Please retype the records below exactly, from the first line through the line containing "from bokeh.resources import INLINE", and leave out any pictures.

■ **Records shown**:

◆ ◆ ◆ ◆

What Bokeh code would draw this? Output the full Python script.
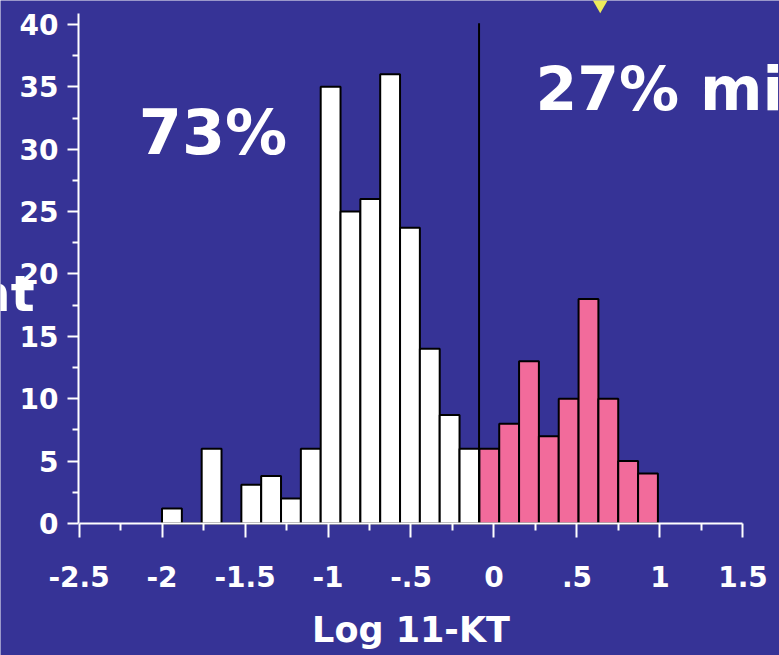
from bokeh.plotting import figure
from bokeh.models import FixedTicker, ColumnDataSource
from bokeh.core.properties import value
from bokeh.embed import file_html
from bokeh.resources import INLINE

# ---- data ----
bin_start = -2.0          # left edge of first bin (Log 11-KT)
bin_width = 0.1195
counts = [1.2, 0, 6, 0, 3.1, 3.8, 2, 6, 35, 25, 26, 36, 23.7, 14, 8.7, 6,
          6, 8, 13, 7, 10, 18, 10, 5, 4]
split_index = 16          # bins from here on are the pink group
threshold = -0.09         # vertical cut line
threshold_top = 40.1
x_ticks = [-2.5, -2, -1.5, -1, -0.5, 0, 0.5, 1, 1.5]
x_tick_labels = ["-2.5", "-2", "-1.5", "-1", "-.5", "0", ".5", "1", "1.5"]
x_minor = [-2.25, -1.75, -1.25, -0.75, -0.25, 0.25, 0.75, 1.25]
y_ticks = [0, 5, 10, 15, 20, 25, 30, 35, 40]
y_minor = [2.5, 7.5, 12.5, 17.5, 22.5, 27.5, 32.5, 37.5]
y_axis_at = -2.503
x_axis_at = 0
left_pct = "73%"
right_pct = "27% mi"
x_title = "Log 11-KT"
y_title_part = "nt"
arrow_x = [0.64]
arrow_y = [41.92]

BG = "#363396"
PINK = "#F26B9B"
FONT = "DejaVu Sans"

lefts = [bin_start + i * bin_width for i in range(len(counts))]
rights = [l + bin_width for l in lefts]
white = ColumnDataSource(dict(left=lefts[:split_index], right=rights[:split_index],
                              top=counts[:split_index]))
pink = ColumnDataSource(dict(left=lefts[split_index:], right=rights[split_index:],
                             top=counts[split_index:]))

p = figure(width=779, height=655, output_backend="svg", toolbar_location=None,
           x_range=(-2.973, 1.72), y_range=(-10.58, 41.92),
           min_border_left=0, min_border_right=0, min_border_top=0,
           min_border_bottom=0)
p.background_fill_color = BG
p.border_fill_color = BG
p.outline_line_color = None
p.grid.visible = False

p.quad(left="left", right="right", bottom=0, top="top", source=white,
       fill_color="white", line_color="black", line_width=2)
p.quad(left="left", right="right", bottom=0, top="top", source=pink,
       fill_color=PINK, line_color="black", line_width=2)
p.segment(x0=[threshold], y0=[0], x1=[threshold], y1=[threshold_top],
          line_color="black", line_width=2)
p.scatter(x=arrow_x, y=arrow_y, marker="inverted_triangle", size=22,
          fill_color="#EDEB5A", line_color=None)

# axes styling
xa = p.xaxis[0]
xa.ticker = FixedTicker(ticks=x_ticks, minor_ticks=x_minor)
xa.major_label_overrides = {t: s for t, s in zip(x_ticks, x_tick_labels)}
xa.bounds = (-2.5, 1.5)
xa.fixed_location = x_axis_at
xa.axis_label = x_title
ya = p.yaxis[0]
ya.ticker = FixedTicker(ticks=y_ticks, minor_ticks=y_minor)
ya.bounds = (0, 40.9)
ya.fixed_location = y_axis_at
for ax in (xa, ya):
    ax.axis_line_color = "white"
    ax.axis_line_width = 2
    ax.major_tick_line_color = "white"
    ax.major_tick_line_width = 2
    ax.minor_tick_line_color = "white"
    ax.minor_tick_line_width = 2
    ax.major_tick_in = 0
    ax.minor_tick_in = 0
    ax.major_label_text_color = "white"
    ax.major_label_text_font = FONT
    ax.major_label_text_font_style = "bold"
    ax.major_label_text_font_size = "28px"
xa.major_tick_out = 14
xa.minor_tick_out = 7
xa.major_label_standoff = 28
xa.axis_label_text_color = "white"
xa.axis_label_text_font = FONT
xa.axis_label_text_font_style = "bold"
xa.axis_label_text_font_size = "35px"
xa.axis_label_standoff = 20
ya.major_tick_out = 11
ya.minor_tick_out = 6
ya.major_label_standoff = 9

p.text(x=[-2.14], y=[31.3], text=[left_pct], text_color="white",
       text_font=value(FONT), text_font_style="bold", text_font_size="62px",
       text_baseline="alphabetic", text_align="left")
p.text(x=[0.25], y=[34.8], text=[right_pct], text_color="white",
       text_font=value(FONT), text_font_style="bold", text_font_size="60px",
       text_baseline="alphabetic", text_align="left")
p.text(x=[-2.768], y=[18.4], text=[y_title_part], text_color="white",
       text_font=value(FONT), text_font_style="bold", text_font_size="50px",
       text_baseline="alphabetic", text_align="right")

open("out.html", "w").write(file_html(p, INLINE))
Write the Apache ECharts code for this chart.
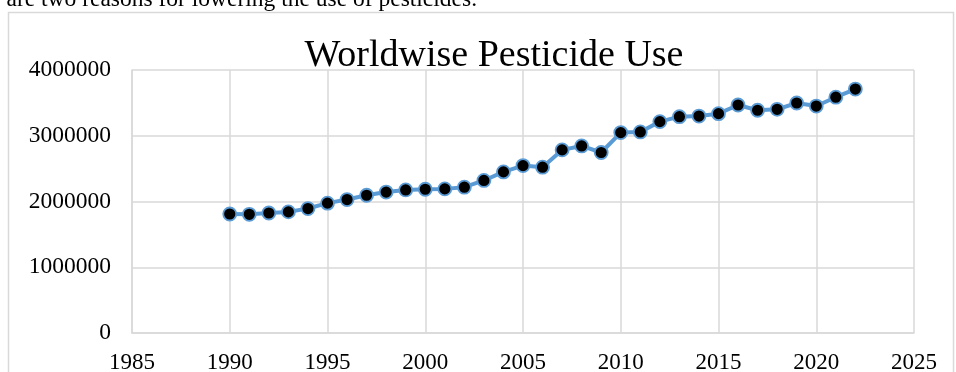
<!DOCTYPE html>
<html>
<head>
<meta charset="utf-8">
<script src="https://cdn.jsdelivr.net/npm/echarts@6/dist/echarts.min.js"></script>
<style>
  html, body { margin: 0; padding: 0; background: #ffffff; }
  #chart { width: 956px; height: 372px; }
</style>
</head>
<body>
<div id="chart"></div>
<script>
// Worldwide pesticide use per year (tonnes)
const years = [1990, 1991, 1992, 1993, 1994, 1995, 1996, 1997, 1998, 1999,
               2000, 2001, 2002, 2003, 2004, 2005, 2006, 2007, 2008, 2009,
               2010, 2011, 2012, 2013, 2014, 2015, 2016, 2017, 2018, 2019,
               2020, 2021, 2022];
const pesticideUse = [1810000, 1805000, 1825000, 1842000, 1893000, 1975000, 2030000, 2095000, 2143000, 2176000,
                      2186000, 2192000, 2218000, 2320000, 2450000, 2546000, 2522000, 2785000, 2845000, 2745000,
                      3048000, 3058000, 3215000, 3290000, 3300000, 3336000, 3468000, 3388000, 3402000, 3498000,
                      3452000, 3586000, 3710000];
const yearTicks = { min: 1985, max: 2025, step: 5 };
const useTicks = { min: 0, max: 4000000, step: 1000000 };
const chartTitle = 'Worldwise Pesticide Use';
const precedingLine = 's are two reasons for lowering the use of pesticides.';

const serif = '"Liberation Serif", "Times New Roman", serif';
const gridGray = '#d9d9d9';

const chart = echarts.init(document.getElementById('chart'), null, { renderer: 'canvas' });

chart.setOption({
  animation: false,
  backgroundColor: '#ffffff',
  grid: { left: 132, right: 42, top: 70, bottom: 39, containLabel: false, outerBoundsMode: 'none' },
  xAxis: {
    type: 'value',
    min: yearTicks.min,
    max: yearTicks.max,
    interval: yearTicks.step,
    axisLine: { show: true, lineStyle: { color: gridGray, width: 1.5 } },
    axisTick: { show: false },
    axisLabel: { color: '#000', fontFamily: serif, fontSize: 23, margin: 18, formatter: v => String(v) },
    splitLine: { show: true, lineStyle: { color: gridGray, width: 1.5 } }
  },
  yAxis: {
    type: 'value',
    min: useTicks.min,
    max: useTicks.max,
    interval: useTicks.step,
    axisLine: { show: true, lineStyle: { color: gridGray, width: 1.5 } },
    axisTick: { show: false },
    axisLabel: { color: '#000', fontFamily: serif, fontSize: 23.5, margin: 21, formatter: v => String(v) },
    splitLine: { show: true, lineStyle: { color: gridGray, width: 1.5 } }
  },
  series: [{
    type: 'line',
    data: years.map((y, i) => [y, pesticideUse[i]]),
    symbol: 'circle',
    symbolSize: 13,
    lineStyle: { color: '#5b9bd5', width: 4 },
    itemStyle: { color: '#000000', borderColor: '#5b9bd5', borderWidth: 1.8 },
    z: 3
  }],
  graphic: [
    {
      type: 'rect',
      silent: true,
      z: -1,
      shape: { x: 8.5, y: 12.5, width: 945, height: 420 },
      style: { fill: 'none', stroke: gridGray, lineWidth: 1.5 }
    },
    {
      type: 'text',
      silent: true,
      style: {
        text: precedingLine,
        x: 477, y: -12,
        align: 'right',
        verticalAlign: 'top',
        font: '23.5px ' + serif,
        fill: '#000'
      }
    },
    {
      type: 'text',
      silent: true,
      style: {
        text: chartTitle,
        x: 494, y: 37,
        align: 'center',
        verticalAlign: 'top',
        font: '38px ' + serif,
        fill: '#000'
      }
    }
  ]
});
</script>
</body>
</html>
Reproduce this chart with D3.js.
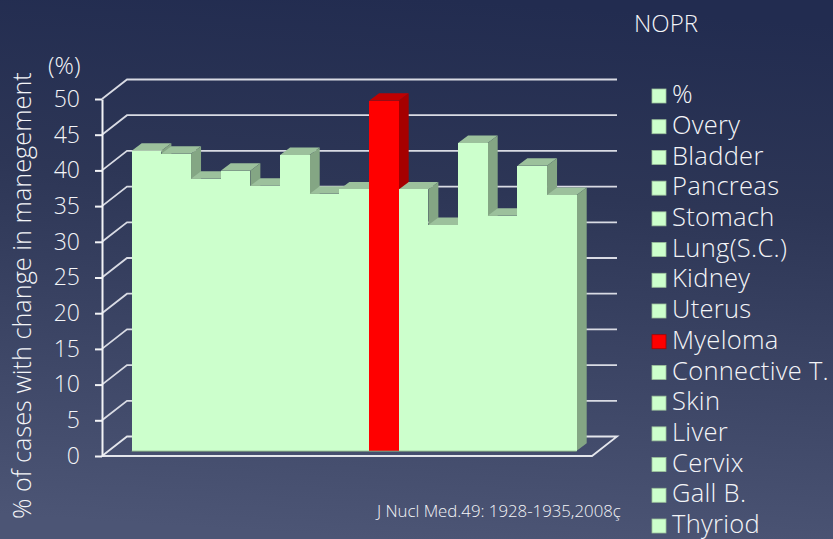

◆ ◆ ◆ ◆

■ **Exercise output**:
What Bokeh code would draw this? Output the full Python script.
from bokeh.plotting import figure
from bokeh.models import FixedTicker, ColumnDataSource
from bokeh.core.properties import value
from bokeh.embed import file_html
from bokeh.resources import INLINE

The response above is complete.